What you are asked to do :: Hunt for the word "this" across the entries below, copying each line that holds it.

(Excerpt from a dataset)
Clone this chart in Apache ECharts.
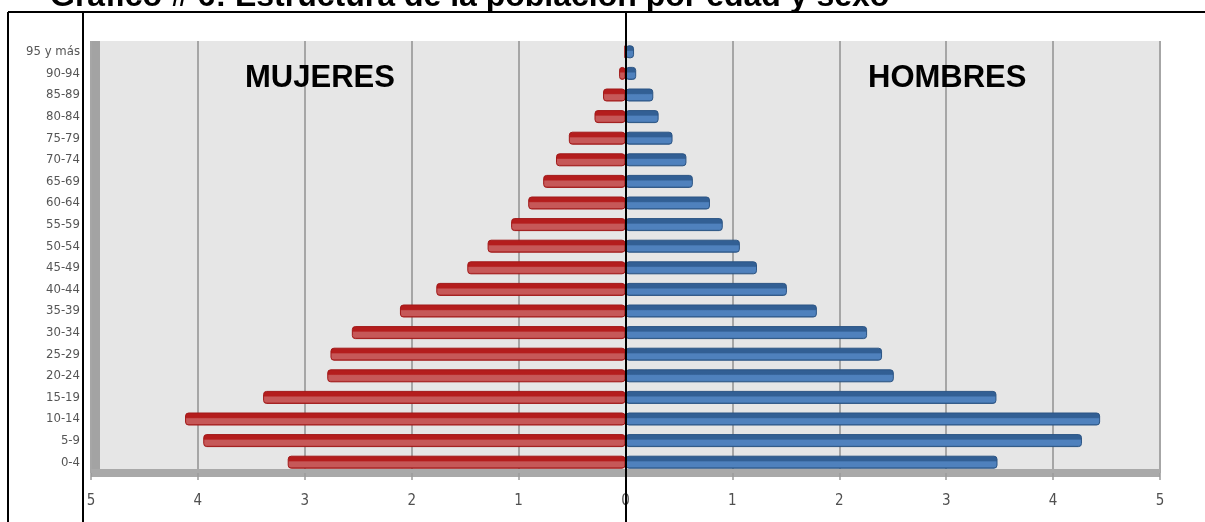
<!DOCTYPE html>
<html>
<head>
<meta charset="utf-8">
<title>Estructura de la población por edad y sexo</title>
<script src="https://cdn.jsdelivr.net/npm/echarts@6/dist/echarts.min.js"></script>
<style>
  html, body { margin: 0; padding: 0; background: #fff; }
  #piramide { width: 1205px; height: 522px; }
</style>
</head>
<body>
<div id="piramide"></div>
<script>
// grupos de edad, de abajo hacia arriba
const edades = ['0-4', '5-9', '10-14', '15-19', '20-24', '25-29', '30-34', '35-39', '40-44', '45-49',
  '50-54', '55-59', '60-64', '65-69', '70-74', '75-79', '80-84', '85-89', '90-94', '95 y más'];

// porcentaje de la población
const mujeres = [3.16, 3.95, 4.12, 3.39, 2.79, 2.76, 2.56, 2.11, 1.77, 1.48,
  1.29, 1.07, 0.91, 0.77, 0.65, 0.53, 0.29, 0.21, 0.06, 0.01];
const hombres = [3.48, 4.27, 4.44, 3.47, 2.51, 2.40, 2.26, 1.79, 1.51, 1.23,
  1.07, 0.91, 0.79, 0.63, 0.57, 0.44, 0.31, 0.26, 0.10, 0.08];

const ejeMin = -5;
const ejeMax = 5;

function degradado(oscuro, claro, borde) {
  return {
    type: 'linear', x: 0, y: 0, x2: 0, y2: 1,
    colorStops: [
      { offset: 0, color: oscuro },
      { offset: 0.38, color: oscuro },
      { offset: 0.48, color: claro },
      { offset: 0.85, color: claro },
      { offset: 1, color: borde }
    ]
  };
}

const chart = echarts.init(document.getElementById('piramide'));

const option = {
  animation: false,
  grid: {
    left: 91, right: 45, top: 41, bottom: 49,
    show: true, backgroundColor: '#e6e6e6', borderWidth: 0
  },
  xAxis: {
    type: 'value',
    min: ejeMin, max: ejeMax, interval: 1,
    axisLine: { show: true, onZero: false, lineStyle: { color: '#a9a9a9', width: 8, cap: 'butt' } },
    axisTick: { show: true, length: 7, lineStyle: { color: '#9a9a9a', width: 1.5 } },
    axisLabel: {
      margin: 21, color: '#505050', fontSize: 15,
      fontFamily: "'DejaVu Sans Condensed', 'Liberation Sans', sans-serif",
      formatter: function (v) { return Math.abs(v); }
    },
    splitLine: { show: true, lineStyle: { color: '#a6a6a6', width: 2 } }
  },
  yAxis: {
    type: 'category',
    data: edades,
    offset: -5,
    axisLine: { show: true, onZero: false, lineStyle: { color: '#a3a3a3', width: 8, cap: 'butt' } },
    axisTick: { show: false },
    axisLabel: {
      margin: 16, color: '#555', fontSize: 13,
      fontFamily: "'Liberation Sans Narrow', 'DejaVu Sans Condensed', sans-serif"
    }
  },
  series: [
    {
      name: 'Mujeres',
      type: 'bar',
      barWidth: 13,
      barGap: '-100%',
      data: mujeres.map(function (v) { return -v; }),
      itemStyle: {
        color: degradado('#b41d1d', '#c65858', '#a51a1a'),
        borderColor: '#a11818', borderWidth: 1, borderRadius: 3
      }
    },
    {
      name: 'Hombres',
      type: 'bar',
      barWidth: 13,
      data: hombres,
      itemStyle: {
        color: degradado('#325f94', '#4f81bd', '#2d5889'),
        borderColor: '#2b5484', borderWidth: 1, borderRadius: 3
      }
    }
  ],
  graphic: [
    {
      type: 'text', left: 50, top: -19, z: 50,
      style: {
        text: 'Gráfico # 6: Estructura de la población por edad y sexo',
        font: "bold 32px 'Liberation Sans', Arial, sans-serif", fill: '#000'
      }
    },
    {
      type: 'text', left: 245, top: 63, z: 50,
      style: { text: 'MUJERES', font: "bold 31px 'Liberation Sans', Arial, sans-serif", fill: '#000' }
    },
    {
      type: 'text', left: 868, top: 63, z: 50,
      style: { text: 'HOMBRES', font: "bold 31px 'Liberation Sans', Arial, sans-serif", fill: '#000' }
    },
    // bordes de la tabla donde está el gráfico
    { type: 'line', z: 60, shape: { x1: 8, y1: 12, x2: 1205, y2: 12 }, style: { stroke: '#000', lineWidth: 2 } },
    { type: 'line', z: 60, shape: { x1: 8, y1: 12, x2: 8, y2: 522 }, style: { stroke: '#000', lineWidth: 2 } },
    { type: 'line', z: 60, shape: { x1: 83, y1: 12, x2: 83, y2: 522 }, style: { stroke: '#000', lineWidth: 2 } },
    { type: 'line', z: 60, shape: { x1: 626, y1: 12, x2: 626, y2: 522 }, style: { stroke: '#000', lineWidth: 2 } }
  ]
};

chart.setOption(option);
</script>
</body>
</html>
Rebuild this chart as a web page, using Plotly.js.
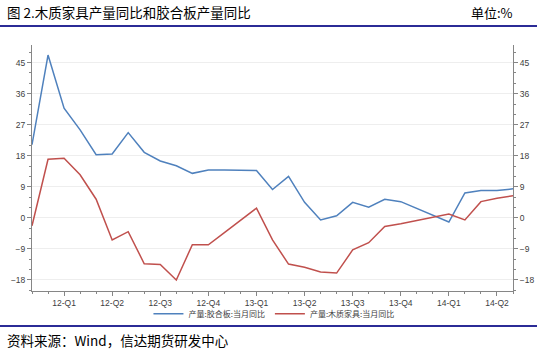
<!DOCTYPE html>
<html>
<head>
<meta charset="utf-8">
<script src="https://cdn.plot.ly/plotly-3.0.1.min.js"></script>
<style>html,body{margin:0;padding:0;background:#fff;}#chart{width:540px;height:358px;}</style>
</head>
<body>
<div id="chart"></div>
<script>
// Monthly observations (Nov 2011 – May 2014)
const months = ["2011-11","2011-12","2012-01","2012-02","2012-03","2012-04","2012-05","2012-06","2012-07","2012-08","2012-09","2012-10","2012-11","2012-12","2013-01","2013-02","2013-03","2013-04","2013-05","2013-06","2013-07","2013-08","2013-09","2013-10","2013-11","2013-12","2014-01","2014-02","2014-03","2014-04","2014-05"];
// 产量:胶合板:当月同比 (%)
const plywood = [21.2, 47.2, 31.8, 25.5, 18.3, 18.5, 24.7, 19.0, 16.5, 15.1, 12.9, 13.9, 13.9, 13.7, 13.7, 8.2, 12.0, 4.5, -0.6, 0.6, 4.5, 3.1, 5.4, 4.7, 2.8, 0.8, -1.2, 7.2, 7.9, 7.9, 8.4];
// 产量:木质家具:当月同比 (%)
const furniture = [-2.3, 17.0, 17.3, 12.5, 5.4, -6.4, -4.0, -13.3, -13.5, -18.0, -7.8, -7.8, -4.3, -0.8, 2.8, -6.4, -13.4, -14.3, -15.7, -16.0, -9.3, -7.2, -2.5, -1.7, -0.7, 0.2, 1.1, -0.6, 4.7, 5.7, 6.4];
// Quarter tick labels and the months they sit on
const tickMonths = ["2012-01","2012-04","2012-07","2012-10","2013-01","2013-04","2013-07","2013-10","2014-01","2014-04"];
const tickLabels = ["12-Q1","12-Q2","12-Q3","12-Q4","13-Q1","13-Q2","13-Q3","13-Q4","14-Q1","14-Q2"];
const seriesNames = ["产量:胶合板:当月同比", "产量:木质家具:当月同比"];

const xIdx = months.map((m, i) => i);
const tickIdx = tickMonths.map(m => months.indexOf(m));

const cjk = '"Noto Sans CJK SC", "Noto Sans", sans-serif';
const tickFont = {family: '"Liberation Sans", Arial, sans-serif', size: 8.5, color: '#404040'};
const yRange = [-21.2, 50.1];

const yCommon = {
  range: yRange, tickmode: 'linear', tick0: 0, dtick: 9,
  ticks: 'outside', ticklen: 4, tickcolor: '#868686', tickwidth: 1,
  showline: true, linecolor: '#868686', linewidth: 1,
  tickfont: tickFont, zeroline: false, fixedrange: true,
  minor: {tickmode: 'linear', tick0: 0, dtick: 3, ticks: 'outside', ticklen: 2, tickcolor: '#868686', showgrid: false}
};

const traces = [
  {x: xIdx, y: plywood, name: seriesNames[0], type: 'scatter', mode: 'lines',
   line: {color: '#4F81BD', width: 1.5}, xaxis: 'x', yaxis: 'y'},
  {x: xIdx, y: furniture, name: seriesNames[1], type: 'scatter', mode: 'lines',
   line: {color: '#C0504D', width: 1.5}, xaxis: 'x', yaxis: 'y2'}
];

const layout = {
  width: 540, height: 358,
  margin: {l: 32, r: 27, t: 45, b: 67, pad: 0},
  paper_bgcolor: '#ffffff', plot_bgcolor: '#ffffff',
  font: {family: cjk, color: '#333'},
  showlegend: true,
  legend: {orientation: 'h', x: 0.503, xanchor: 'center', y: -0.092, yanchor: 'middle',
           bgcolor: 'rgba(0,0,0,0)', font: {family: cjk, size: 8, color: '#404040'}, itemwidth: 30, tracegroupgap: 0},
  xaxis: {
    range: [0, xIdx.length - 1], tickmode: 'array', tickvals: tickIdx, ticktext: tickLabels,
    ticks: 'outside', ticklen: 4, tickcolor: '#868686', showline: true, linecolor: '#868686',
    showgrid: false, zeroline: false, tickfont: tickFont, fixedrange: true,
    minor: {tickmode: 'linear', tick0: 0, dtick: 1, ticks: 'outside', ticklen: 2, tickcolor: '#868686', showgrid: false}
  },
  yaxis: Object.assign({}, yCommon, {side: 'left', showgrid: true, gridcolor: '#eeeeee', gridwidth: 1}),
  yaxis2: Object.assign({}, yCommon, {side: 'right', overlaying: 'y', showgrid: false}),
  shapes: [
    {type: 'line', xref: 'paper', yref: 'paper', x0: -32/481, x1: 505/481, y0: 265/246, y1: 265/246,
     line: {color: '#2B2B96', width: 2}},
    {type: 'line', xref: 'paper', yref: 'paper', x0: -32/481, x1: 505/481, y0: -35/246, y1: -35/246,
     line: {color: '#2B2B96', width: 2}}
  ],
  annotations: [
    {text: '图 2.木质家具产量同比和胶合板产量同比', xref: 'paper', yref: 'paper', x: -27/481, y: 279/246,
     xanchor: 'left', yanchor: 'middle', showarrow: false, font: {family: cjk, size: 13.5, color: '#000'}},
    {text: '单位:%', xref: 'paper', yref: 'paper', x: 483/481, y: 279/246,
     xanchor: 'right', yanchor: 'middle', showarrow: false, font: {family: cjk, size: 13, color: '#000'}},
    {text: '资料来源：Wind，信达期货研发中心', xref: 'paper', yref: 'paper', x: -27/481, y: -49/246,
     xanchor: 'left', yanchor: 'middle', showarrow: false, font: {family: cjk, size: 13.5, color: '#000'}}
  ]
};

Plotly.newPlot('chart', traces, layout, {displayModeBar: false, staticPlot: true});
</script>
</body>
</html>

Task solution ::
Clone this chart in Apache ECharts.
Rebuild this chart as a web page, using Plotly.js.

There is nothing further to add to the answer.